Le numéro « Matières, matérialités, making » sera coordonné par Arianna Esposito, maîtresse de conferences à l’université de Bourgogne, et Delphine Morana Burlot, maîtresse de conferences à l’université Paris 1 – Panthéon-Sorbonne.

Les synopsis d’une page au format PDF, comprenant une présentation du sujet problématisé et une courte biographie de l’auteur, sont à adresser à revueredachistoiredelart@gmail.com pour le 15 juin 2023 au plus tard. Le comité de rédaction étudiera les propositions envoyées. Les projets retenus feront l’objet d’articles à remettre pour le 16 octobre 2023.

[1] Daniel Fabre, « La pérennité », dans Nathalie Heinich, Jean-Marie Schaeffer et Carole Talon-Hugon (dir.), Par-delà le beau et le laid.
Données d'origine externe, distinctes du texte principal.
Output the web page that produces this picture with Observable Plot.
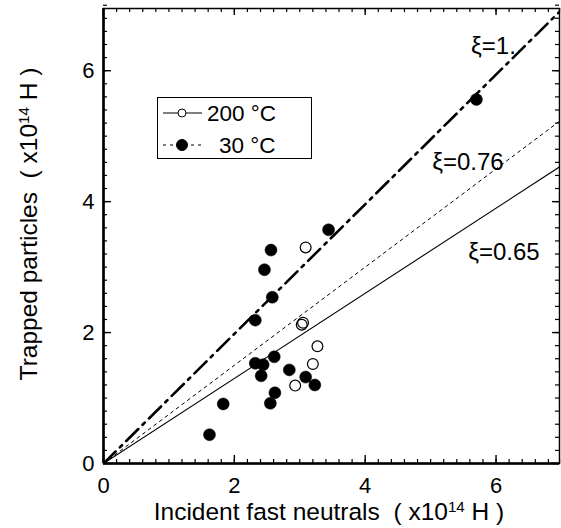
<!DOCTYPE html>
<html><head><meta charset="utf-8">
<script src="https://cdn.jsdelivr.net/npm/d3@7"></script>
<script src="https://cdn.jsdelivr.net/npm/@observablehq/plot@0.6"></script>
<style>
body{margin:0;background:#fff;font-family:"Liberation Sans",Arial,Helvetica,sans-serif;}
#chart{position:relative;width:561px;height:528px;overflow:hidden;}
#legend{position:absolute;left:157px;top:97px;width:155px;height:62px;border:1px solid #000;background:#fff;box-sizing:border-box;}
#legend svg{display:block;}
</style></head><body><div id="chart"><div id="legend"></div></div>
<script>
// 200 °C (open circles)
const hotX = [3.09, 3.03, 3.05, 3.27, 3.20, 2.93];
const hotY = [3.30, 2.12, 2.15, 1.79, 1.52, 1.19];
// 30 °C (filled circles)
const coldX = [1.62, 1.83, 2.32, 2.46, 2.56, 2.58, 2.32, 2.44, 2.61, 2.41, 2.84, 3.09, 3.23, 2.62, 2.55, 5.70, 3.44];
const coldY = [0.44, 0.91, 2.19, 2.96, 3.26, 2.54, 1.53, 1.51, 1.63, 1.34, 1.43, 1.32, 1.20, 1.08, 0.92, 5.56, 3.57];
// reference lines (trapped = slope * incident)
const xiLabels = ["ξ=1.", "ξ=0.76", "ξ=0.65"];
const xiSlopes = [0.99, 0.75, 0.65];
const xiLabelX = [5.96, 5.57, 6.12];
const xiLabelY = [6.38, 4.60, 3.22];
// axes
const xTickValues = [0, 2, 4, 6];
const yTickValues = [0, 2, 4, 6];
const xDomain = [0, 6.97];
const yDomain = [0, 6.95];
const legendLabels = ["200 °C", "30 °C"];

const hot = hotX.map((x, i) => ({x, y: hotY[i]}));
const cold = coldX.map((x, i) => ({x, y: coldY[i]}));
const lines = xiSlopes.flatMap((s, i) => [
  {k: i, x: 0, y: 0},
  {k: i, x: xDomain[1], y: s * xDomain[1]}
]);
const labels = xiLabels.map((t, i) => ({t, x: xiLabelX[i], y: xiLabelY[i]}));
const minor = d3.range(0, 7.0001, 0.2).map(v => +v.toFixed(1));
const isMajor = v => Math.abs(v / 2 - Math.round(v / 2)) < 1e-6;

const W = 561, H = 528, mL = 103, mR = 2, mT = 8, mB = 65;
const fw = W - mL - mR, fh = H - mT - mB;
const styles = [
  {stroke: "#000", strokeWidth: 2.6, strokeDasharray: "17,6,3,6"},
  {stroke: "#000", strokeWidth: 1, strokeDasharray: "3,4"},
  {stroke: "#000", strokeWidth: 1.1, strokeDasharray: null}
];

const plot = Plot.plot({
  width: W, height: H,
  marginLeft: mL, marginRight: mR, marginTop: mT, marginBottom: mB,
  style: {fontFamily: '"Liberation Sans", Arial, sans-serif', background: "#fff", color: "#000"},
  x: {domain: xDomain},
  y: {domain: yDomain},
  marks: [
    ...xiSlopes.map((s, i) => Plot.line(lines.filter(d => d.k === i), {x: "x", y: "y", clip: true, ...styles[i]})),
    Plot.text(labels, {x: "x", y: "y", text: "t", fontSize: 24, fill: "#000", textAnchor: "middle"}),
    Plot.dot(cold, {x: "x", y: "y", r: 6, fill: "#000", stroke: "#000", strokeWidth: 0.5}),
    Plot.dot(hot, {x: "x", y: "y", r: 5.4, fill: "none", stroke: "#000", strokeWidth: 1.2}),
    // inward ticks
    Plot.tickX(minor, {x: d => d, stroke: "#000", strokeWidth: 1.2, insetTop: fh - 4}),
    Plot.tickX(minor.filter(isMajor), {x: d => d, stroke: "#000", strokeWidth: 1.4, insetTop: fh - 8}),
    Plot.tickX(minor, {x: d => d, stroke: "#000", strokeWidth: 1.2, insetBottom: fh - 4}),
    Plot.tickX(minor.filter(isMajor), {x: d => d, stroke: "#000", strokeWidth: 1.4, insetBottom: fh - 7}),
    Plot.tickY(minor, {y: d => d, stroke: "#000", strokeWidth: 1.2, insetRight: fw - 4}),
    Plot.tickY(minor.filter(isMajor), {y: d => d, stroke: "#000", strokeWidth: 1.4, insetRight: fw - 8}),
    Plot.tickY(minor, {y: d => d, stroke: "#000", strokeWidth: 1.2, insetLeft: fw - 4}),
    Plot.tickY(minor.filter(isMajor), {y: d => d, stroke: "#000", strokeWidth: 1.4, insetLeft: fw - 7}),
    Plot.frame({stroke: "#000", strokeWidth: 1.5}),
    Plot.ruleX([0], {stroke: "#000", strokeWidth: 2.6}),
    Plot.ruleY([0], {stroke: "#000", strokeWidth: 2.6}),
    Plot.axisX({ticks: xTickValues, tickSize: 0, tickPadding: 14, fontSize: 22, label: null, tickFormat: d => String(d)}),
    Plot.axisY({ticks: yTickValues, tickSize: 0, tickPadding: 9, fontSize: 22, label: null, tickFormat: d => String(d)})
  ]
});
document.getElementById("chart").prepend(plot);

const svg = d3.select(plot);
function title(g, main) {
  g.append("tspan").text(main + "  ( x10");
  g.append("tspan").attr("baseline-shift", "super").attr("font-size", "0.62em").text("14");
  g.append("tspan").text(" H )");
}
svg.append("text").attr("x", 329).attr("y", 520).attr("text-anchor", "middle")
  .attr("font-size", 24.5).attr("fill", "#000").call(g => title(g, "Incident fast neutrals"));
svg.append("text").attr("transform", "translate(37,224) rotate(-90)").attr("text-anchor", "middle")
  .attr("font-size", 24.5).attr("fill", "#000").call(g => title(g, "Trapped particles"));

// legend
const lg = d3.select("#legend").append("svg").attr("width", 153).attr("height", 60)
  .style("font-family", '"Liberation Sans", Arial, sans-serif');
const rows = [
  {label: legendLabels[0], y: 15, tx: 49, open: true, dash: null},
  {label: legendLabels[1], y: 47, tx: 61, open: false, dash: "3,4"}
];
rows.forEach(r => {
  lg.append("line").attr("x1", 5).attr("x2", 44).attr("y1", r.y).attr("y2", r.y)
    .attr("stroke", "#000").attr("stroke-width", 1).attr("stroke-dasharray", r.dash);
  lg.append("circle").attr("cx", 24).attr("cy", r.y).attr("r", r.open ? 4 : 5.5)
    .attr("fill", r.open ? "#fff" : "#000").attr("stroke", "#000").attr("stroke-width", 1);
  lg.append("text").attr("x", r.tx).attr("y", r.y).attr("dy", "0.36em")
    .attr("font-size", 22.5).attr("fill", "#000").text(r.label);
});
</script></body></html>
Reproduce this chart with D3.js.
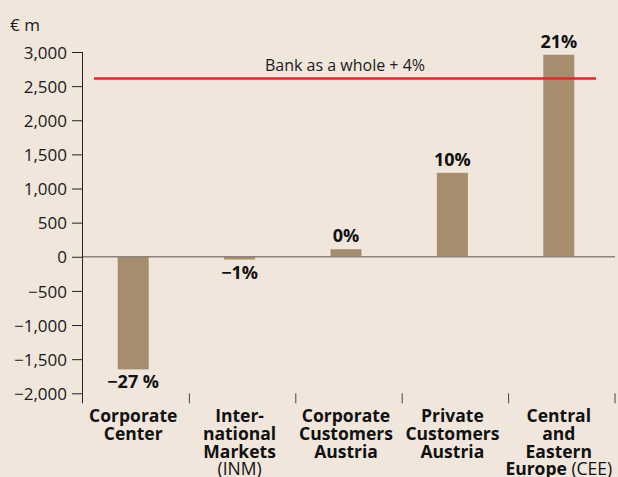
<!DOCTYPE html>
<html>
<head>
<meta charset="utf-8">
<script src="https://cdn.jsdelivr.net/npm/d3@7"></script>
<style>
  body { margin: 0; background: #f0e6dc; }
  svg { display: block; font-family: "Open Sans", sans-serif; }
</style>
</head>
<body>
<svg id="chart" width="618" height="477"></svg>
<script>
// segments (label lines; second part of a line is drawn in regular weight)
const categories = [
  [["Corporate"], ["Center"]],
  [["Inter-"], ["national"], ["Markets"], ["", "(INM)"]],
  [["Corporate"], ["Customers"], ["Austria"]],
  [["Private"], ["Customers"], ["Austria"]],
  [["Central"], ["and"], ["Eastern"], ["Europe", " (CEE)"]]
];
const values = [-1650, -40, 110, 1230, 2960];
const pctLabels = ["\u221227 %", "\u22121%", "0%", "10%", "21%"];
const yTicks = [-2000, -1500, -1000, -500, 0, 500, 1000, 1500, 2000, 2500, 3000];
const bankValue = 2610;
const bankLabel = "Bank as a whole + 4%";
const unitLabel = "\u20ac m";

const svg = d3.select("svg#chart");
const mLeft = 83, mRight = 615, mTop = 52, mBottom = 393.3;

const y = d3.scaleLinear().domain([-2000, 3000]).range([mBottom, mTop]);
const x = d3.scaleBand().domain(d3.range(categories.length)).range([mLeft, mRight]).padding(0);
const barW = 31;
const fmt = v => d3.format(",")(v).replace("-", "\u2212");
const cx = i => x(i) + x.bandwidth() / 2 - 3;

// y axis
const yAxis = svg.append("g")
  .attr("transform", `translate(${mLeft},0)`)
  .call(d3.axisLeft(y).tickValues(yTicks).tickFormat(fmt).tickSize(11).tickPadding(5));
yAxis.select(".domain").remove();
yAxis.selectAll(".tick line").attr("stroke", "#222").attr("stroke-width", 1);
yAxis.selectAll(".tick text").attr("font-size", 17).attr("fill", "#1a1a1a")
  .attr("font-family", "Open Sans, sans-serif").attr("dy", "0.36em");
svg.append("line")
  .attr("x1", mLeft - 0.5).attr("x2", mLeft - 0.5)
  .attr("y1", mTop).attr("y2", mBottom + 10)
  .attr("stroke", "#222").attr("stroke-width", 1);

svg.append("text").attr("x", 10).attr("y", 31)
  .attr("font-size", 17).attr("fill", "#1a1a1a").text(unitLabel);

// category separators
svg.selectAll("line.sep").data(d3.range(1, categories.length + 1)).join("line")
  .attr("class", "sep")
  .attr("x1", i => i === categories.length ? mRight : x(i))
  .attr("x2", i => i === categories.length ? mRight : x(i))
  .attr("y1", mBottom).attr("y2", mBottom + 10)
  .attr("stroke", "#444").attr("stroke-width", 1);

// bars
svg.selectAll("rect.bar").data(values).join("rect")
  .attr("class", "bar")
  .attr("x", (d, i) => cx(i) - barW / 2)
  .attr("width", barW)
  .attr("y", d => y(Math.max(0, d)))
  .attr("height", d => Math.abs(y(d) - y(0)))
  .attr("fill", "#a58d6e");

// zero line
svg.append("line")
  .attr("x1", mLeft).attr("x2", mRight)
  .attr("y1", y(0)).attr("y2", y(0))
  .attr("stroke", "#8c8279").attr("stroke-width", 1.5);

// bank line
svg.append("line")
  .attr("x1", 94).attr("x2", 596)
  .attr("y1", y(bankValue)).attr("y2", y(bankValue))
  .attr("stroke", "#e8262a").attr("stroke-width", 2.5);
svg.append("text").attr("x", 345).attr("y", y(bankValue) - 8)
  .attr("text-anchor", "middle").attr("font-size", 16).attr("fill", "#1a1a1a")
  .text(bankLabel);

// percentage labels
svg.selectAll("text.pct").data(values).join("text")
  .attr("class", "pct")
  .attr("x", (d, i) => cx(i))
  .attr("y", d => d >= 0 ? y(d) - 7 : y(d) + 19)
  .attr("text-anchor", "middle")
  .attr("font-size", 18).attr("font-weight", "bold").attr("fill", "#111")
  .text((d, i) => pctLabels[i]);

// category labels
const cat = svg.selectAll("text.cat").data(categories).join("text")
  .attr("class", "cat")
  .attr("text-anchor", "middle")
  .attr("font-size", 17.5).attr("fill", "#111");
cat.each(function(lines, i) {
  const t = d3.select(this);
  lines.forEach((ln, j) => {
    const ts = t.append("tspan")
      .attr("x", cx(i))
      .attr("y", 422 + j * 17.8);
    ts.append("tspan").attr("font-weight", "bold").text(ln[0]);
    if (ln[1]) ts.append("tspan").attr("font-weight", "normal").text(ln[1]);
  });
});
</script>
</body>
</html>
Enquêtes sur les valeurs de l’art, Rennes, Presses universitaires de Rennes, 2014, p. 83-103.

[2] Arjun Appadurai, The Social Life of Things: Commodities in Cultural Perspective, Cambridge / New York, Cambridge University Press, 1986.

[3] Michael Yonan, « Toward a Fusion of Art History and Material Culture Studies », West 86th: A Journal of Decorative Arts, Design History, and Material Culture, vol. 18, no 2, 2011, p. 232-248.